[begin Source material]
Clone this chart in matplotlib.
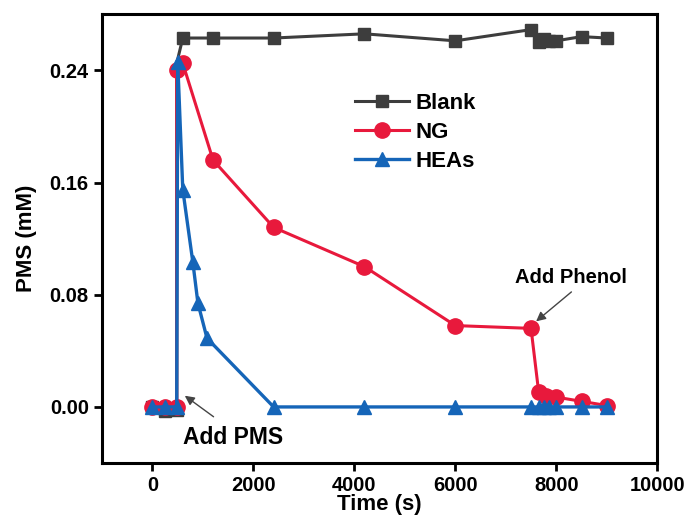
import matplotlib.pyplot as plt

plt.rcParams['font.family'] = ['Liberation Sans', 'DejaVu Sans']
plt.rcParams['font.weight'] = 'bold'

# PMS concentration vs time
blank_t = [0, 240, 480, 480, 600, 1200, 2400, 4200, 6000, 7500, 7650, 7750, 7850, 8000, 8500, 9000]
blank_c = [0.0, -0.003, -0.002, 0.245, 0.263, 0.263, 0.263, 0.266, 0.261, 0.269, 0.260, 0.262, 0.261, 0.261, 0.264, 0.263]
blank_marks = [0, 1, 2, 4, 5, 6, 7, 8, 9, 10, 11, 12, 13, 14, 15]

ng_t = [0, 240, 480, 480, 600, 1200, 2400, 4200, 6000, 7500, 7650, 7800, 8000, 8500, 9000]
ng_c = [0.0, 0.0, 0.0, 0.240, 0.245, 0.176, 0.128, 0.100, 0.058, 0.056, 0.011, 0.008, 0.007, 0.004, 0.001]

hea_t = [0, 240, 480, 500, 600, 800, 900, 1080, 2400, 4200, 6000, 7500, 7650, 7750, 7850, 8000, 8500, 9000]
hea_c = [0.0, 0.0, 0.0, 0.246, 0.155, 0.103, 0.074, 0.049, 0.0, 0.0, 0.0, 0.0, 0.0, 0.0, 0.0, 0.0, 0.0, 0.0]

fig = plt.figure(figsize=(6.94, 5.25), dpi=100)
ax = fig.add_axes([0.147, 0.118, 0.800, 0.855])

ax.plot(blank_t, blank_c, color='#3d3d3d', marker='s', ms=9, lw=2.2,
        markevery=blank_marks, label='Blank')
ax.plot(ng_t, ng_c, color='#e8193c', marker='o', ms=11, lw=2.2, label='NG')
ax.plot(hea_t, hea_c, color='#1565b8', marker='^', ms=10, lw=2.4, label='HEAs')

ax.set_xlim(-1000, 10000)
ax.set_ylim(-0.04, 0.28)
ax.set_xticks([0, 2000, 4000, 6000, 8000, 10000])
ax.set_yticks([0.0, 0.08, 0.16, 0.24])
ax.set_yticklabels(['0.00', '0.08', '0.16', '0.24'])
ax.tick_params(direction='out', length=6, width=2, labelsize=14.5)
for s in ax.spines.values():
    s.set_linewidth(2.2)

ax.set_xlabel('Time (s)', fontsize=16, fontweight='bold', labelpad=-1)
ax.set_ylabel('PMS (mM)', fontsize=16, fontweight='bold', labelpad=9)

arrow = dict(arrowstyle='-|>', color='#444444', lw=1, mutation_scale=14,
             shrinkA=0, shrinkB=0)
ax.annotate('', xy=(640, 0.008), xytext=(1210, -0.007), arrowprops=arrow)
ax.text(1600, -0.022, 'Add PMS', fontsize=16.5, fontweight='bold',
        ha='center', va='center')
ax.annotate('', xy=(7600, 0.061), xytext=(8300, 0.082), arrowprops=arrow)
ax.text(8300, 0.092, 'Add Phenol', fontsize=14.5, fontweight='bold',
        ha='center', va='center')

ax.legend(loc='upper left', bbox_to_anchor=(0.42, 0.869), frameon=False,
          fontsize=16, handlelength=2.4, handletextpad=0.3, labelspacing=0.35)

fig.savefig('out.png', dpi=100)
[end Source material]
§ Problem details
Pictures excluded, repeat exactly the lines from the top of the material through the line with "0.0, 0.0, 0.0]", including both of those lines.

§ Solved exercise
Clone this chart in matplotlib.
import matplotlib.pyplot as plt

plt.rcParams['font.family'] = ['Liberation Sans', 'DejaVu Sans']
plt.rcParams['font.weight'] = 'bold'

# PMS concentration vs time
blank_t = [0, 240, 480, 480, 600, 1200, 2400, 4200, 6000, 7500, 7650, 7750, 7850, 8000, 8500, 9000]
blank_c = [0.0, -0.003, -0.002, 0.245, 0.263, 0.263, 0.263, 0.266, 0.261, 0.269, 0.260, 0.262, 0.261, 0.261, 0.264, 0.263]
blank_marks = [0, 1, 2, 4, 5, 6, 7, 8, 9, 10, 11, 12, 13, 14, 15]

ng_t = [0, 240, 480, 480, 600, 1200, 2400, 4200, 6000, 7500, 7650, 7800, 8000, 8500, 9000]
ng_c = [0.0, 0.0, 0.0, 0.240, 0.245, 0.176, 0.128, 0.100, 0.058, 0.056, 0.011, 0.008, 0.007, 0.004, 0.001]

hea_t = [0, 240, 480, 500, 600, 800, 900, 1080, 2400, 4200, 6000, 7500, 7650, 7750, 7850, 8000, 8500, 9000]
hea_c = [0.0, 0.0, 0.0, 0.246, 0.155, 0.103, 0.074, 0.049, 0.0, 0.0, 0.0, 0.0, 0.0, 0.0, 0.0, 0.0, 0.0, 0.0]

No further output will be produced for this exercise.